Improved Contrast in Images of Exoplanets Using Direct Signal-to-noise Ratio Optimization

Direct imaging of exoplanets is usually limited by quasi-static speckles. These uncorrected aberrations in a star's point-spread function (PSF) obscure faint companions and limit the sensitivity of high-contrast imaging instruments. Most current approaches to processing differential imaging sequences like angular differential imaging and spectral differential imaging produce a self-calibrating data set that is combined using a linear least-squares solution to minimize the noise. Due to temporal and chromatic evolution of a telescope's PSF, the best correlated reference images are usually the most contaminated by the planet, leading to self-subtraction and reducing the planet throughput.
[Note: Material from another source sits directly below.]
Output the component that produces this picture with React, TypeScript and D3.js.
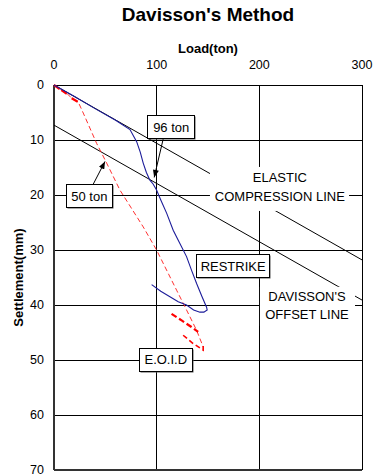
import * as d3 from 'd3';

// axis ticks
const loadTicks = [0, 100, 200, 300];
const settleTicks = [0, 10, 20, 30, 40, 50, 60, 70];

// restrike curve (blue)
const restrikeLoad = [0, 20, 40, 60, 74, 80.5, 84, 86.9, 90, 93.4, 96.5, 99.9, 104, 109.7, 116.1, 122, 129.1, 134, 138.9, 144, 148.6, 149.2, 146, 142.1, 136, 129.1, 121, 112.9, 104, 95.1];
const restrikeSettle = [0, 2.1, 4.3, 6.4, 8.1, 10.3, 12.2, 14.2, 15.9, 17.3, 18.0, 19.1, 20.9, 23.3, 26.4, 28.6, 31.2, 33.7, 36.1, 38.4, 40.4, 40.9, 41.3, 41.3, 40.9, 40.0, 39.4, 38.5, 37.5, 36.3];

// E.O.I.D curve (red dashed)
const eoidLoad = [0, 12.4, 17.2, 23.6, 28.5, 41.5, 51.3, 64.2, 86.9, 99.9, 119.4, 129.1, 138.9, 145.3];
const eoidSettle = [0, 1.5, 2.4, 3.1, 5.1, 10.6, 14.2, 19.1, 25.8, 30.0, 37.3, 40.9, 44.6, 47.6];
const eoidHeavyLoad = [0, 6, 12.4, NaN, 17.2, 23.6];
const eoidHeavySettle = [0, 0.8, 1.6, NaN, 2.4, 3.1];
const eoidReload1Load = [114.5, 124.3, 133.9, 140.4];
const eoidReload1Settle = [41.6, 42.8, 44.0, 44.9];
const eoidReload2Load = [125.8, 135.5, 145.3, 145.3];
const eoidReload2Settle = [45.5, 47.0, 48.2, 46.9];

// Davisson construction
const elasticSlope = 0.106; // mm per ton
const offsetMm = 7.3;
const lineLoad = [0, 300];

// boxed annotations (data units)
const boxLabels = ['96 ton', '50 ton', 'RESTRIKE', 'E.O.I.D'];
const boxLoad = [113.7, 33.9, 174, 108.4];
const boxSettle = [7.6, 20.1, 32.9, 49.9];
const boxWidth = [47, 46, 73, 53];

// arrows: [fromLoad, fromSettle, toLoad, toSettle]
const arrows = [
  [106.5, 9.7, 97.6, 16.8],
  [38.3, 18.0, 49.7, 13.9],
];

const W = 376;
const H = 476;
const font = '"Liberation Sans", Arial, sans-serif';

const App = () => {
  const x = d3.scaleLinear().domain([0, 300]).range([54, 362]);
  const y = d3.scaleLinear().domain([0, 70]).range([85, 470]);

  const line = d3.line<[number, number]>()
    .defined(d => !isNaN(d[0]))
    .x(d => x(d[0]))
    .y(d => y(d[1]));

  const zip = (a: number[], b: number[]) => a.map((v, i) => [v, b[i]] as [number, number]);

  const elastic = lineLoad.map(p => [p, elasticSlope * p] as [number, number]);
  const offset = lineLoad.map(p => [p, offsetMm + elasticSlope * p] as [number, number]);

  const [x0, x1] = x.range();
  const [y0, y1] = y.range();

  return (
    <svg width={W} height={H} style={{ position: 'absolute', left: 0, top: 0, background: '#fff' }} fontFamily={font}>
      <defs>
        <marker id="arrow" viewBox="0 0 10 8" refX="10" refY="4" markerWidth="8" markerHeight="6" orient="auto" markerUnits="userSpaceOnUse">
          <path d="M0,0 L10,4 L0,8 z" fill="#000" />
        </marker>
      </defs>

      <text x={(x0 + x1) / 2} y={21} textAnchor="middle" fontWeight="bold" fontSize="19">Davisson's Method</text>
      <text x={(x0 + x1) / 2} y={53} textAnchor="middle" fontWeight="bold" fontSize="13">Load(ton)</text>
      <text transform={`translate(23,${(y0 + y1) / 2}) rotate(-90)`} textAnchor="middle" fontWeight="bold" fontSize="13">Settlement(mm)</text>

      {loadTicks.map(t => (
        <text key={'xt' + t} x={x(t)} y={69} textAnchor="middle" fontSize="12.5">{t}</text>
      ))}
      {settleTicks.map(t => (
        <text key={'yt' + t} x={44} y={y(t)} textAnchor="end" dominantBaseline="central" fontSize="12.5">{t}</text>
      ))}

      <g shapeRendering="crispEdges" stroke="#000" strokeWidth={1}>
        {settleTicks.slice(1, -1).map(t => (
          <line key={'gy' + t} x1={x0} x2={x1} y1={y(t)} y2={y(t)} />
        ))}
        {loadTicks.slice(1, -1).map(t => (
          <line key={'gx' + t} x1={x(t)} x2={x(t)} y1={y0} y2={y1} />
        ))}
        <line x1={x0} x2={x1} y1={y0} y2={y0} />
        <line x1={x1} x2={x1} y1={y0} y2={y1} />
        <line x1={x0} x2={x1} y1={y1} y2={y1} stroke="#333" strokeWidth={2} />
        <line x1={x0} x2={x0} y1={y0} y2={y1} stroke="#333" strokeWidth={2} />
      </g>

      <path d={line(elastic) ?? ''} fill="none" stroke="#000" strokeWidth={1} />
      <path d={line(offset) ?? ''} fill="none" stroke="#000" strokeWidth={1} />

      <path d={line(zip(eoidLoad, eoidSettle)) ?? ''} fill="none" stroke="#ff3030" strokeWidth={1} strokeDasharray="5,3" />
      <path d={line(zip(eoidHeavyLoad, eoidHeavySettle)) ?? ''} fill="none" stroke="#ff0000" strokeWidth={2.2} strokeDasharray="7,2" />
      <path d={line(zip(eoidReload1Load, eoidReload1Settle)) ?? ''} fill="none" stroke="#ff0000" strokeWidth={2.2} strokeDasharray="6,3" />
      <path d={line(zip(eoidReload2Load, eoidReload2Settle)) ?? ''} fill="none" stroke="#ff0000" strokeWidth={1.6} strokeDasharray="5,3" />
      <path d={line(zip(restrikeLoad, restrikeSettle)) ?? ''} fill="none" stroke="#1c1c9a" strokeWidth={1.1} />

      {/* line labels on white */}
      <rect x={x(151.9)} y={y(14.9)} width={x(287.4) - x(151.9)} height={y(22.9) - y(14.9)} fill="#fff" />
      <text x={x(220)} y={y(16.9)} textAnchor="middle" dominantBaseline="central" fontSize="13">ELASTIC</text>
      <text x={x(220)} y={y(20.2)} textAnchor="middle" dominantBaseline="central" fontSize="13">COMPRESSION LINE</text>

      <rect x={x(200.6)} y={y(36.7)} width={x(293.2) - x(200.6)} height={y(43.8) - y(36.7)} fill="#fff" />
      <text x={x(246.4)} y={y(38.4)} textAnchor="middle" dominantBaseline="central" fontSize="13">DAVISSON'S</text>
      <text x={x(246.4)} y={y(41.8)} textAnchor="middle" dominantBaseline="central" fontSize="13">OFFSET LINE</text>

      {arrows.map((a, i) => (
        <line key={'ar' + i} x1={x(a[0])} y1={y(a[1])} x2={x(a[2])} y2={y(a[3])} stroke="#000" strokeWidth={1} markerEnd="url(#arrow)" />
      ))}

      {boxLabels.map((lbl, i) => {
        const cx = x(boxLoad[i]);
        const cy = y(boxSettle[i]);
        const w = boxWidth[i];
        const h = 23;
        return (
          <g key={'bx' + i}>
            <rect x={Math.round(cx - w / 2) + 1.5} y={Math.round(cy - h / 2) + 1.5} width={w} height={h} fill="#555" />
            <rect x={Math.round(cx - w / 2) + 0.5} y={Math.round(cy - h / 2) + 0.5} width={w} height={h} fill="#fff" stroke="#000" strokeWidth={1} />
            <text x={cx + 0.5} y={cy + 0.5} textAnchor="middle" dominantBaseline="central" fontSize="13">{lbl}</text>
          </g>
        );
      })}
    </svg>
  );
};

export default App;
In this paper, we present an algorithm that directly optimizes the nonlinear equation for planet signal-to-noise ratio (S/N). This new algorithm does not require us to reject adjacent reference images and optimally balances noise reduction with self-subtraction. We then show how this algorithm can be applied to multiple images simultaneously for a further reduction in correlated noise, directly maximizing the S/N of the final combined image. Finally, we demonstrate the technique on an illustrative sequence of HR8799 using the new Julia-based Signal to Noise Analysis Pipeline. We show that S/N optimization can provide up to a 5× improvement in contrast close to the star. Applicable to both new and archival data, this technique will allow for the detection of fainter, lower mass, and closer-in companions, or achieve the same sensitivity with less telescope time.